En ese momento de la ofensiva de la guerrilla, era imposible, sin conocimiento y coordinación de las altas autoridades castrenses, movilizar 40 soldados, que dispararon por 20 minutos con rifles M-16 y AK-47, y una ametralladora M-60 a 700 metros del Estado Mayor. Además, tiraron tres granadas y un cohete antitanque Law contra la casa de los jesuitas, y finalizaron el festival macabro iluminando la noche con el lanzamiento de dos bengalas para contrarrestar la falta de energía eléctrica y visualizar si había algún candidato más a ser asesinado. Incluso algunos de los coroneles hoy acusados, y otros de generaciones más próximas, reconocen en privado que era imposible que el Estado Mayor no estuviera al tanto del operativo, dada la cercanía con lugares estratégicos para la Fuerza Armada y el enorme, largo y duradero ruido bélico de esos veinte minutos de terror.
Lo vergonzoso es que tres generales que se consideran a sí mismos profesionales sean incapaces de ver las cosas profesionalmente y digan con alegría que aquí no ha pasado nada y que el bienestar de la nación exige el olvido absoluto del tema.
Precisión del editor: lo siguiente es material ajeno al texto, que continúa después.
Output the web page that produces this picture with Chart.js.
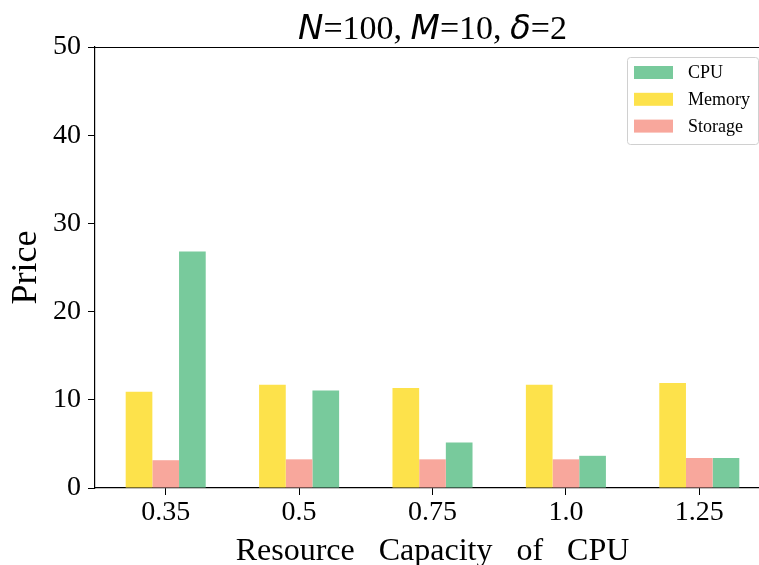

De ser en verdad profesionales, lo mínimo que se habría esperado de estos tres personajes es que como ministros hubieran pedido perdón públicamente por un crimen de lesa humanidad, cometido y encubierto sistemáticamente desde la institución que dirigían. Pero pedir perdón parece que sería un atentado contra el bienestar de la nación, al menos en la mentalidad de una buena parte de la alta jerarquía de la Fuerza Armada, exministros incluidos. Más importante que el juicio en España —y esta es una opinión estrictamente personal— sería que la institución armada pidiera perdón en este y en otros casos. Cuando comenzó el proceso en España, varios de los jesuitas que vivimos en El Salvador dijimos que ello obedecía no solo a la impunidad interna, sino a la incapacidad de pedir perdón del Ejército. El ideal es arreglar las cosas en El Salvador. A mi juicio, eso podría lograrse con una ley de justicia transicional que prescinda de la penas de cárcel a cambio de la contribución con la verdad y la petición de perdón de los victimarios. La retrógrada posición de la Fuerza Armada, incapaz de dialogar, de pedir perdón y de contribuir a la verdad, es la verdadera responsable de que el juicio que hoy lamentan los exministros se haya abierto en España.